만약 multi-core CPU’s 또는 Parallel Execution 을 한다고 가정을 하면 어떨까? 즉 코어가 2개라면, 짝수개씩 병렬로 처리가 가능하다.

at time 0: CPU = core#0 = executes add_kernel(0, ...) 
at time 0: CPU = core#1 = executes add_kernel(1, ...)
at time 1: CPU = core#0 = executes add_kernel(2, ...) 
at time 1: CPU = core#1 = executes add_kernel(3, ...)
...
at time (n-1)/2: CPU = core#1 = executes add_kernel(SIZE - 1, ...)

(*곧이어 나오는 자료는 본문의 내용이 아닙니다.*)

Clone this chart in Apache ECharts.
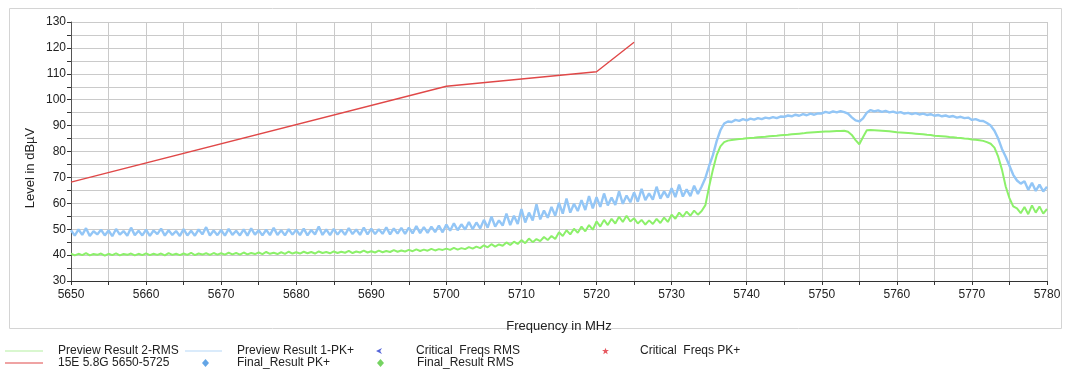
<!DOCTYPE html>
<html>
<head>
<meta charset="utf-8">
<script src="https://cdn.jsdelivr.net/npm/echarts@6/dist/echarts.min.js"></script>
<style>
html,body{margin:0;padding:0;background:#fff;}
#chart{width:1065px;height:372px;}
</style>
</head>
<body>
<div id="chart"></div>
<script>
// ---- data ----
const FREQ_START = 5650;   // MHz, first sample of the traces
const FREQ_STEP = 0.5;     // MHz between samples

// Preview Result 1-PK+ (blue), 5650 .. 5780 MHz
const pkTrace = [
  49.6,47.5,49.9,47.8,50.4,47.4,49.2,48.0,49.8,47.6,
  49.5,47.3,50.1,47.9,49.3,47.5,50.6,47.7,49.4,47.6,
  49.8,47.4,49.5,48.1,50.2,47.5,49.6,47.8,49.3,47.4,
  50.0,47.6,49.4,47.5,49.9,48.0,50.8,47.6,49.5,47.7,
  49.7,47.5,50.1,47.8,49.4,47.6,49.9,47.5,50.3,47.9,
  49.6,47.6,49.8,47.7,50.5,47.8,49.6,47.6,50.0,47.9,
  49.8,47.7,50.2,47.6,49.7,48.0,51.0,47.8,49.9,47.7,
  50.1,47.9,49.8,47.8,50.4,48.1,49.9,47.8,50.6,48.0,
  50.2,48.1,50.0,48.2,50.7,48.0,50.3,48.3,50.5,48.2,
  50.6,48.4,51.2,48.5,50.8,48.6,51.0,48.9,51.4,48.8,
  51.8,49.4,52.3,49.6,51.9,49.9,52.8,50.0,52.6,50.3,
  53.6,50.6,54.9,51.0,53.4,51.4,56.0,51.6,55.2,52.0,
  57.8,52.6,56.4,53.4,59.6,53.8,57.2,54.4,58.6,55.2,
  60.2,56.0,61.8,56.4,59.8,57.0,61.2,57.4,62.8,58.0,
  62.4,58.6,63.8,59.2,62.2,59.4,64.6,59.8,63.0,60.4,
  64.2,60.6,65.6,61.2,63.8,61.4,66.4,61.8,64.6,62.2,
  65.8,62.4,67.2,62.6,65.4,62.8,66.8,63.6,66.5,69.8,
  74.5,78.6,84.0,88.2,90.8,91.6,91.4,92.2,91.8,92.5,
  92.0,92.7,92.3,92.9,92.5,93.1,92.8,93.3,92.9,93.5,
  93.4,93.9,93.6,94.2,93.8,94.4,94.0,94.6,94.2,94.7,
  94.7,95.3,94.9,95.5,95.1,95.6,95.2,94.6,93.2,92.0,
  91.6,92.8,95.0,96.0,95.5,95.9,95.3,95.7,95.1,95.4,
  94.9,95.2,94.6,94.9,94.4,94.8,94.3,94.6,94.1,94.4,
  93.8,94.1,93.6,93.9,93.4,93.7,93.1,93.4,92.9,93.1,
  92.2,92.5,91.9,91.8,91.0,90.0,88.0,85.0,81.0,78.0,
  74.5,71.0,68.8,67.6,68.5,65.2,67.9,64.8,67.2,64.6,
  66.4
];

// Preview Result 2-RMS (green), 5650 .. 5780 MHz
const rmsTrace = [
  40.6,39.9,40.5,40.0,40.8,39.9,40.4,40.1,40.6,39.8,
  40.5,40.0,40.7,39.9,40.4,40.1,40.6,39.9,40.5,40.0,
  40.7,40.0,40.5,40.1,40.6,39.9,40.8,40.1,40.5,40.0,
  40.6,40.1,40.9,40.0,40.6,40.2,40.7,40.1,40.8,40.2,
  40.7,40.2,40.9,40.3,40.8,40.2,41.0,40.3,40.8,40.4,
  41.0,40.4,41.2,40.5,40.9,40.4,41.1,40.5,41.3,40.6,
  41.1,40.6,41.3,40.7,41.2,40.6,41.4,40.8,41.2,40.7,
  41.4,40.8,41.3,40.9,41.6,40.8,41.4,41.0,41.7,41.0,
  41.5,41.0,41.7,41.1,41.6,41.2,41.9,41.3,41.8,41.4,
  42.0,41.5,42.2,41.6,42.1,41.7,42.4,41.8,42.3,42.0,
  42.5,42.0,42.8,42.1,42.7,42.3,43.1,42.5,43.3,42.7,
  43.8,43.0,44.2,43.3,44.1,43.6,44.9,43.9,45.2,44.3,
  45.8,44.6,46.4,45.0,46.2,45.4,47.0,45.8,47.4,46.2,
  48.8,47.4,49.6,48.0,50.2,48.6,51.0,49.2,51.6,49.8,
  53.0,51.0,53.6,51.6,54.0,52.2,54.8,52.8,55.2,53.0,
  54.2,52.2,53.6,51.8,53.4,52.0,54.0,52.4,54.5,52.8,
  55.6,54.0,56.4,54.8,56.8,55.2,57.2,55.6,57.0,59.3,
  66.5,73.0,78.6,82.0,83.6,84.2,84.4,84.6,84.8,84.9,
  85.1,85.2,85.3,85.5,85.6,85.7,85.9,86.0,86.1,86.3,
  86.4,86.5,86.7,86.8,86.9,87.0,87.2,87.3,87.4,87.5,
  87.6,87.7,87.7,87.8,87.9,87.9,88.0,87.6,86.4,84.4,
  82.8,85.6,88.2,88.3,88.2,88.1,88.0,87.9,87.8,87.6,
  87.4,87.3,87.2,87.1,87.0,86.9,86.8,86.7,86.5,86.4,
  86.1,86.0,85.9,85.8,85.6,85.5,85.3,85.2,85.0,84.9,
  84.6,84.5,84.3,84.1,83.6,83.0,81.5,78.0,73.0,66.5,
  62.0,58.8,58.0,56.2,58.6,55.8,59.2,56.4,58.8,56.0,
  57.8
];

// 15E 5.8G 5650-5725 limit line (frequency MHz, level dBµV)
const limitFreqs = [5650, 5700, 5720, 5725];
const limitLevels = [68.2, 105.2, 110.8, 122.2];

// axes
const xMin = 5650, xMax = 5780, xInterval = 10;
const yMin = 30, yMax = 130, yInterval = 10;

// series names
const names = {
  rms: 'Preview Result 2-RMS',
  pk: 'Preview Result 1-PK+',
  limit: '15E 5.8G 5650-5725',
  critRms: 'Critical  Freqs RMS',
  critPk: 'Critical  Freqs PK+',
  finalPk: 'Final_Result PK+',
  finalRms: 'Final_Result RMS'
};

// ---- build ----
const toPairs = arr => arr.map((v, i) => [FREQ_START + i * FREQ_STEP, v]);
const limitData = limitFreqs.map((f, i) => [f, limitLevels[i]]);

const FONT = '"Liberation Sans", Arial, sans-serif';
const GREEN = '#8cf06a';
const BLUE = '#93c6f6';
const RED = '#e04848';

function legendItem(name, left, top, w, h, gap, icon, color) {
  const o = {
    data: [name],
    left: left, top: top,
    padding: 0,
    itemWidth: w, itemHeight: h,
    selectedMode: false,
    textStyle: {fontFamily: FONT, fontSize: 12, color: '#222', lineHeight: 14, padding: [0, 0, 0, gap]}
  };
  if (icon) o.icon = icon;
  if (color) o.itemStyle = {color: color, borderWidth: 0};
  return o;
}

const ARROW = 'path://M0,5L10,0L7,5L10,10Z';
const STAR = 'path://M5,0L6.2,3.4L10,3.4L7,5.6L8.1,9.5L5,7.2L1.9,9.5L3,5.6L0,3.4L3.8,3.4Z';
const BAR = 'path://M0,0L40,0L40,1L0,1Z';

const option = {
  animation: false,
  backgroundColor: '#fff',
  textStyle: {fontFamily: FONT},
  grid: {left: 71, right: 18, top: 22, bottom: 91, containLabel: false},
  graphic: [
    {type: 'rect', left: 7, top: 6, shape: {x: 0, y: 0, width: 1052, height: 320},
     style: {fill: 'none', stroke: '#d4d4d4', lineWidth: 1}, z: -1},
    {type: 'text', x: 30, y: 168, rotation: Math.PI / 2,
     style: {text: 'Level in dBµV', font: '13px "Liberation Sans", Arial, sans-serif',
             fill: '#222', align: 'center', verticalAlign: 'middle'}}
  ],
  legend: [
    legendItem(names.rms, 5, 344, 38, 1.2, 10, BAR, '#b4f0a0'),
    legendItem(names.pk, 185, 344, 37, 1.2, 10, BAR, '#b6d8f8'),
    legendItem(names.critRms, 376, 344, 8, 6, 28, ARROW),
    legendItem(names.critPk, 602, 344, 7, 7, 26, STAR),
    legendItem(names.limit, 5, 356, 38, 1.6, 10, BAR, RED),
    legendItem(names.finalPk, 202, 356, 7, 8, 23, 'diamond'),
    legendItem(names.finalRms, 377, 356, 7, 8, 28, 'diamond')
  ],
  xAxis: {
    type: 'value', min: xMin, max: xMax, interval: xInterval,
    name: 'Frequency in MHz', nameLocation: 'middle', nameGap: 39,
    nameTextStyle: {fontFamily: FONT, fontSize: 13, color: '#222'},
    axisLine: {show: true, onZero: false, lineStyle: {color: '#333', width: 1}},
    axisTick: {show: true, inside: false, length: 4, lineStyle: {color: '#333'}},
    minorTick: {show: true, splitNumber: 2, length: 4, lineStyle: {color: '#333'}},
    axisLabel: {fontFamily: FONT, fontSize: 12, color: '#222', margin: 8,
                formatter: v => String(v)},
    splitLine: {show: true, lineStyle: {color: '#cacaca', width: 1}},
    minorSplitLine: {show: true, lineStyle: {color: '#cacaca', width: 1}}
  },
  yAxis: {
    type: 'value', min: yMin, max: yMax, interval: yInterval,
    axisLine: {show: true, lineStyle: {color: '#555', width: 1}},
    axisTick: {show: true, inside: false, length: 4, lineStyle: {color: '#333'}},
    minorTick: {show: true, splitNumber: 2, length: 4, lineStyle: {color: '#333'}},
    axisLabel: {fontFamily: FONT, fontSize: 12, color: '#222', margin: 5},
    splitLine: {show: true, lineStyle: {color: '#cacaca', width: 1}},
    minorSplitLine: {show: true, lineStyle: {color: '#cacaca', width: 1}}
  },
  series: [
    {name: names.rms, type: 'line', data: toPairs(rmsTrace), symbol: 'none', showSymbol: false,
     sampling: false, lineStyle: {color: GREEN, width: 2}, itemStyle: {color: GREEN}, z: 3},
    {name: names.pk, type: 'line', data: toPairs(pkTrace), symbol: 'none', showSymbol: false,
     sampling: false, lineStyle: {color: BLUE, width: 2.4}, itemStyle: {color: BLUE}, z: 2},
    {name: names.limit, type: 'line', data: limitData, symbol: 'none', showSymbol: false,
     lineStyle: {color: RED, width: 1.4}, itemStyle: {color: RED}, z: 4},
    {name: names.critRms, type: 'scatter', data: [], symbol: ARROW, itemStyle: {color: '#2a3fd0'}},
    {name: names.critPk, type: 'scatter', data: [], symbol: STAR, itemStyle: {color: '#e0303a'}},
    {name: names.finalPk, type: 'scatter', data: [], symbol: 'diamond', itemStyle: {color: '#3c8fe0'}},
    {name: names.finalRms, type: 'scatter', data: [], symbol: 'diamond', itemStyle: {color: '#52c83a'}}
  ]
};

const chart = echarts.init(document.getElementById('chart'), null, {renderer: 'canvas'});
chart.setOption(option);
</script>
</body>
</html>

그렇다면 GPU 는 어떻게 될까? GPU 는 엄청 많은 Core 들을 가지고 있기 때문에, 엄청난 Parallelism 을 가지고 갈수 있다. 아래와 같이 Time 0: 에 ForLoop 을 처리를 병렬 처리로 할수 있다는거다.

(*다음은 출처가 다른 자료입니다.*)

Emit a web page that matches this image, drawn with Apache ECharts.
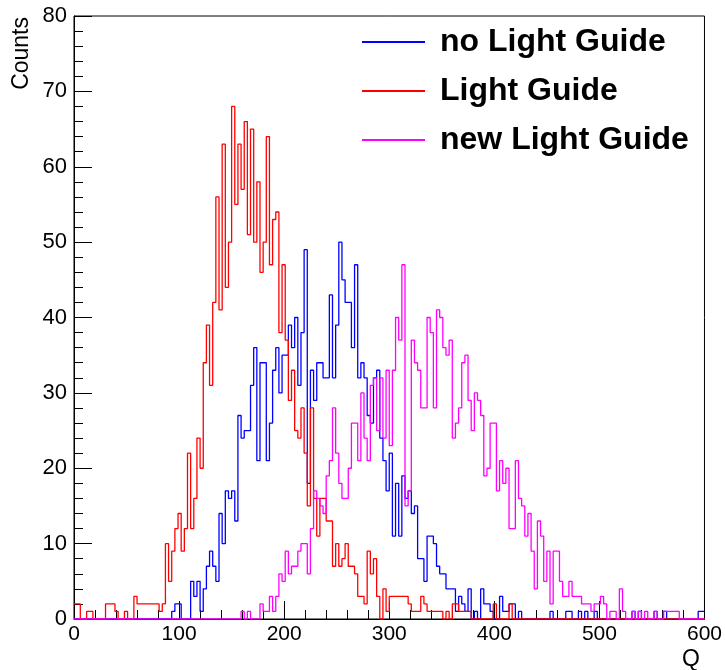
<!DOCTYPE html>
<html>
<head>
<meta charset="utf-8">
<script src="https://cdn.jsdelivr.net/npm/echarts@6/dist/echarts.min.js"></script>
<style>html,body{margin:0;padding:0;background:#fff;}#c{width:725px;height:670px;}</style>
</head>
<body>
<div id="c"></div>
<script>
// Histogram: 200 bins of width 3 over Q = 0..600
var binWidth = 3;
var xTicks = [0, 100, 200, 300, 400, 500, 600];
var yTicks = [0, 10, 20, 30, 40, 50, 60, 70, 80];
var seriesNames = ['no Light Guide', 'Light Guide', 'new Light Guide'];

var noLightGuide = [
 0,0,0,0,0,0,0,0,0,0,
 0,0,0,0,0,0,0,0,0,0,
 0,0,0,0,0,0,0,0,0,0,
 0,1,2,2,0,0,0,5,3,5,
 1,4,7,9,7,5,14,10,17,16,
 17,13,27,24,25,25,31,36,21,34,
 34,21,26,33,36,30,35,35,39,36,
 40,31,38,49,18,33,29,34,34,32,
 32,43,32,39,50,45,42,42,36,47,
 32,34,32,27,26,32,33,24,21,17,
 22,11,18,11,19,16,17,14,15,8,
 8,5,11,11,10,7,6,6,4,4,
 4,1,3,2,1,4,0,1,0,4,
 2,2,1,0,0,3,1,1,2,2,
 0,1,0,0,0,0,0,0,0,0,
 0,1,0,0,0,0,1,1,0,0,
 1,0,1,0,0,1,0,0,0,0,
 0,0,0,0,0,0,0,1,0,1,
 0,0,0,0,1,0,0,1,0,0,
 0,0,0,0,0,0,0,0,1,1
];

var lightGuide = [
 2,2,0,0,1,1,0,0,0,0,
 2,2,2,1,0,0,1,0,0,3,
 2,2,2,2,2,2,2,1,2,10,
 5,9,12,14,9,12,22,12,16,24,
 20,34,39,31,42,56,41,63,44,50,
 68,55,63,57,66,51,65,50,58,46,
 50,64,47,53,54,38,47,37,29,33,
 25,24,28,22,15,28,16,11,16,16,
 13,13,7,10,7,8,10,7,7,6,
 3,3,2,9,6,8,3,0,4,1,
 3,3,3,3,3,3,2,1,1,1,
 3,2,1,1,1,1,1,0,1,0,
 2,2,1,1,1,1,0,0,0,0,
 0,0,0,2,0,0,0,0,2,0,
 0,0,0,0,0,0,0,0,0,0,
 0,0,0,0,0,0,0,0,0,0,
 0,0,0,0,0,0,0,0,0,0,
 0,0,0,0,0,0,0,0,0,0,
 0,0,0,0,0,0,0,0,0,0,
 0,0,0,0,0,0,0,0,0,0
];

var newLightGuide = [
 0,0,0,0,0,0,0,0,0,0,
 0,0,0,0,0,0,0,0,0,0,
 0,0,0,0,0,0,0,0,0,0,
 0,0,0,0,0,0,0,0,0,0,
 0,0,0,0,0,0,0,0,0,0,
 0,0,0,1,0,1,0,0,0,2,
 1,1,3,1,3,6,5,9,6,7,
 7,9,10,10,6,12,17,16,15,14,
 19,21,28,22,18,16,16,20,26,26,
 21,30,24,21,31,32,25,32,24,33,
 23,33,40,37,47,15,17,37,34,33,
 28,28,40,38,28,41,40,36,35,37,
 24,26,28,34,35,29,25,30,29,27,
 19,20,26,26,17,21,18,20,12,12,
 21,16,15,11,14,9,4,13,11,5,
 9,2,9,9,5,3,3,5,3,3,
 3,2,2,2,1,2,2,3,2,0,
 1,1,0,4,1,0,0,1,0,1,
 0,1,0,0,1,0,0,1,1,1,
 1,1,0,0,0,0,0,0,0,0
];

function toSteps(counts) {
  var pts = [];
  for (var i = 0; i < counts.length; i++) pts.push([i * binWidth, counts[i]]);
  pts.push([counts.length * binWidth, counts[counts.length - 1]]);
  return pts;
}

var FONT = '"Liberation Sans", Arial, Helvetica, sans-serif';
var chart = echarts.init(document.getElementById('c'), null, {renderer: 'canvas'});

function histSeries(name, data, color) {
  return {
    name: name, type: 'line', step: 'end', data: toSteps(data),
    showSymbol: false, symbol: 'none', animation: false,
    lineStyle: {color: color, width: 1.3}, itemStyle: {color: color}
  };
}

chart.setOption({
  backgroundColor: '#ffffff',
  animation: false,
  grid: {left: 74, right: 20, top: 16, bottom: 51, show: true, borderColor: '#000', borderWidth: 1, backgroundColor: 'transparent'},
  legend: {
    orient: 'vertical', left: 362, top: 24, padding: 0,
    icon: 'rect', itemWidth: 63, itemHeight: 2, itemGap: 13,
    selectedMode: false,
    textStyle: {fontFamily: FONT, fontWeight: 'bold', fontSize: 32, color: '#000', lineHeight: 36, padding: [0, 0, 0, 10]},
    data: seriesNames
  },
  xAxis: {
    type: 'value', min: xTicks[0], max: xTicks[xTicks.length - 1], interval: 100,
    axisLine: {lineStyle: {color: '#000', width: 1}},
    axisTick: {inside: true, length: 18, lineStyle: {color: '#000'}},
    minorTick: {show: true, splitNumber: 5, length: 9, lineStyle: {color: '#000'}},
    splitLine: {show: false},
    axisLabel: {fontFamily: FONT, fontSize: 21, color: '#000', margin: 5}
  },
  yAxis: {
    type: 'value', min: yTicks[0], max: yTicks[yTicks.length - 1], interval: 10,
    axisLine: {show: true, lineStyle: {color: '#000', width: 1}},
    axisTick: {show: true, inside: true, length: 18, lineStyle: {color: '#000'}},
    minorTick: {show: true, splitNumber: 5, length: 9, lineStyle: {color: '#000'}},
    splitLine: {show: false},
    axisLabel: {fontFamily: FONT, fontSize: 22, color: '#000', margin: 7}
  },
  graphic: [
    {type: 'text', x: 22, y: 17, rotation: Math.PI / 2,
     style: {text: 'Counts', fontFamily: FONT, fontSize: 23, fill: '#000', align: 'right', verticalAlign: 'middle'}},
    {type: 'text', x: 700, y: 660,
     style: {text: 'Q', fontFamily: FONT, fontSize: 23, fill: '#000', align: 'right', verticalAlign: 'middle'}}
  ],
  series: [
    histSeries(seriesNames[0], noLightGuide, '#0000ff'),
    histSeries(seriesNames[1], lightGuide, '#ff0000'),
    histSeries(seriesNames[2], newLightGuide, '#ff00ff')
  ]
});
</script>
</body>
</html>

at time 0: CPU = core#0 = executes add_kernel(0, ...) 
at time 0: CPU = core#1 = executes add_kernel(1, ...)
at time 0: CPU = core#2 = executes add_kernel(2, ...) 
at time 0: CPU = core#3 = executes add_kernel(3, ...)
...
at time 0: CPU = core(#n-1) = executes add_kernel(SIZE - 1, ...)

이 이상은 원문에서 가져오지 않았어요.